Show $A = \{f \in C([0,1]): f(x) > 0 \forall x \in [0,1] \}$ is open w.r.t sup norm: $\|f\|_{\infty, [0,1]} = sup_{x \in[0,1]}|f(x)|$
I wanted to know if I showed it properly.
Attempt:
So what we want to show is that $\forall \ g(x) \in A$ there exists $\delta > 0$ s.t $B_{\delta}(g) = \{h: \|g-h\|_{\infty} < \delta \} \subset A$.
By the Extreme Value Theorem all $f \in A$ attain a max and min, also we are given $f(x) > 0$ this means there exists $\delta > 0$ s.t $g(x) > \delta > 0 \ \forall x \in [0,1]$. Equivalently: $g(x) - \delta > 0$
So in order to satisfy $B_{\delta}(g) \subset A$, I need to show for all functions $h(x) \in B_{\delta}(g)$ that $h(x) > 0$.

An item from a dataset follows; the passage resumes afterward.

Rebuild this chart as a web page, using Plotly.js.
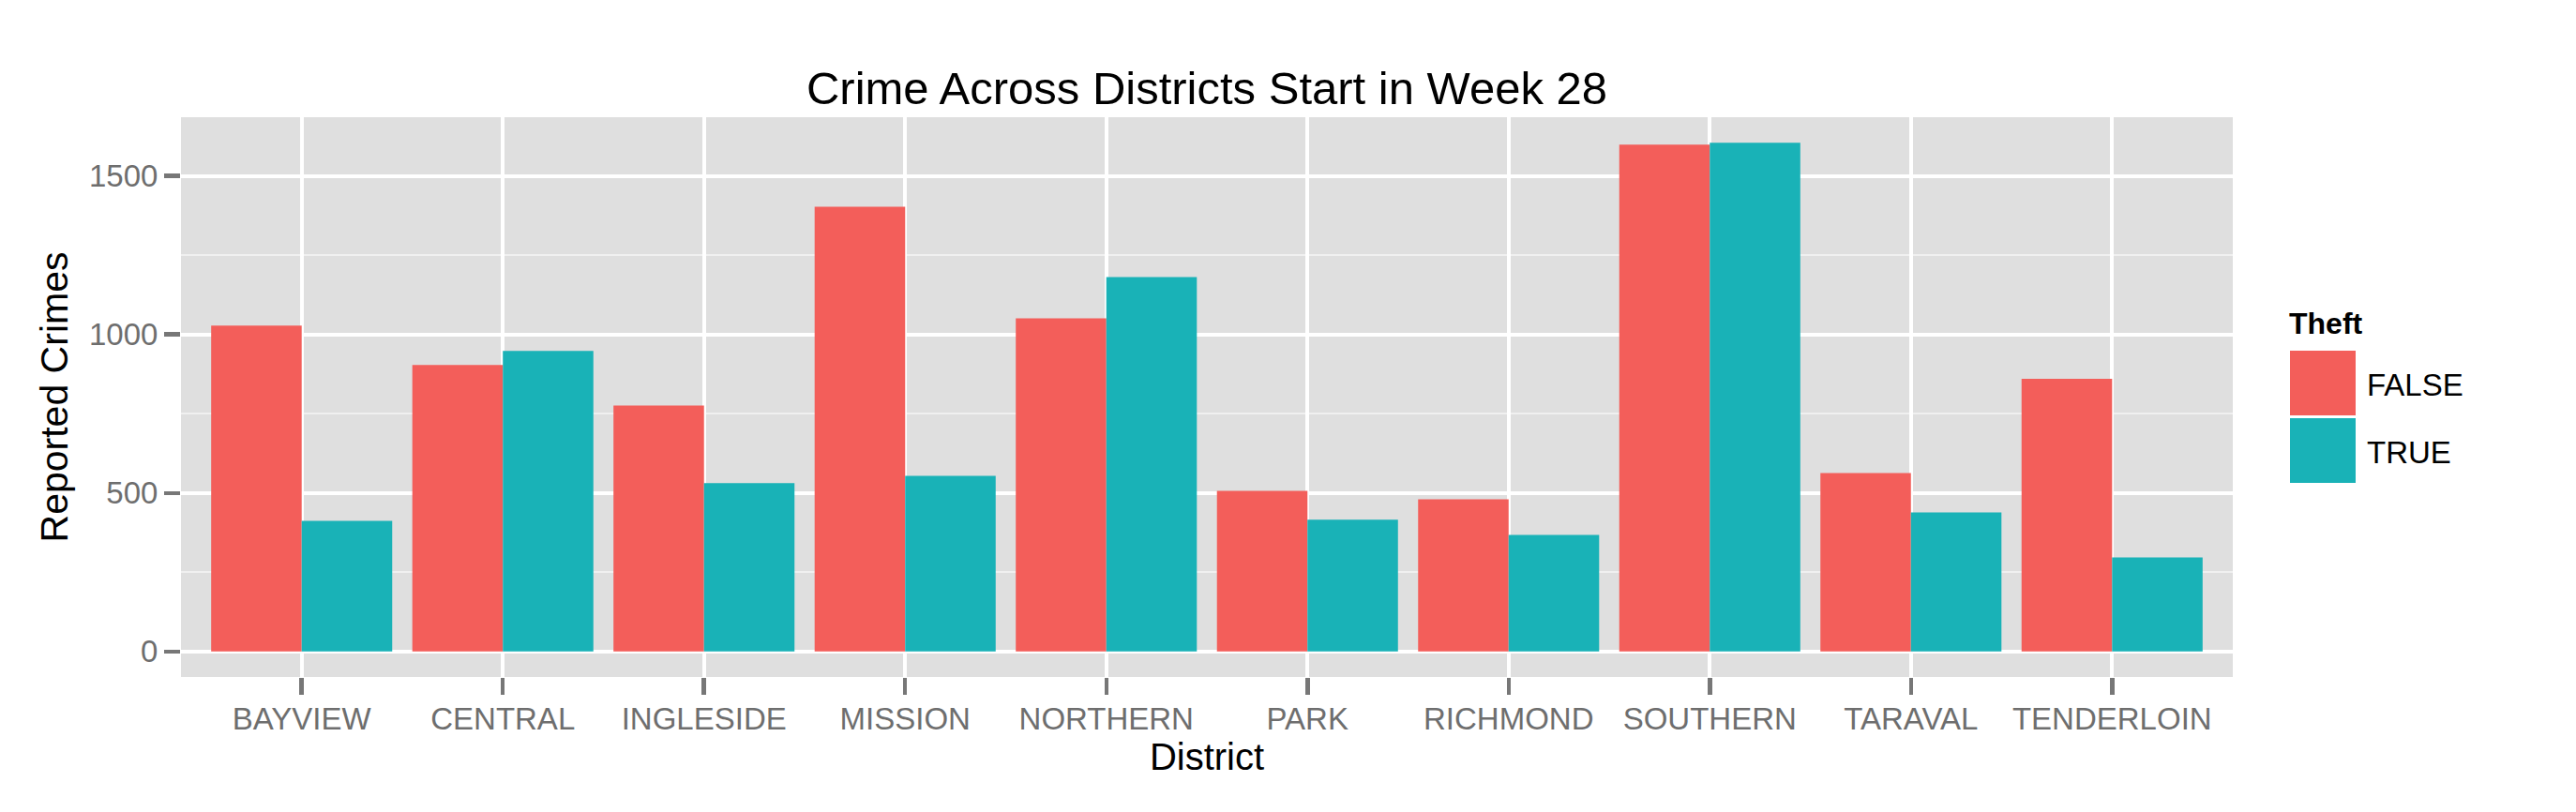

Here is where I'm not sure if I am doing the right thing.
Consider $\|h-g\|_{\infty} < \delta$
$\Rightarrow sup_{x \in [0.1]}|h(x) - g(x)| < \delta$
$\Rightarrow -\delta < h(x) - g(x) < \delta \\ \Rightarrow h(x) > g(x) - \delta > 0$
This shows that $h(x) \in B_{\delta}(g) \subset A$
So the set $A$ is open.
Remark: This solution that I wrote doesn't "feel" complete to me> I used all of the conditions of the set, but I' feeling I missed something in my logic.
I'm not sure that there's much more to say to this other than that your proof is correct.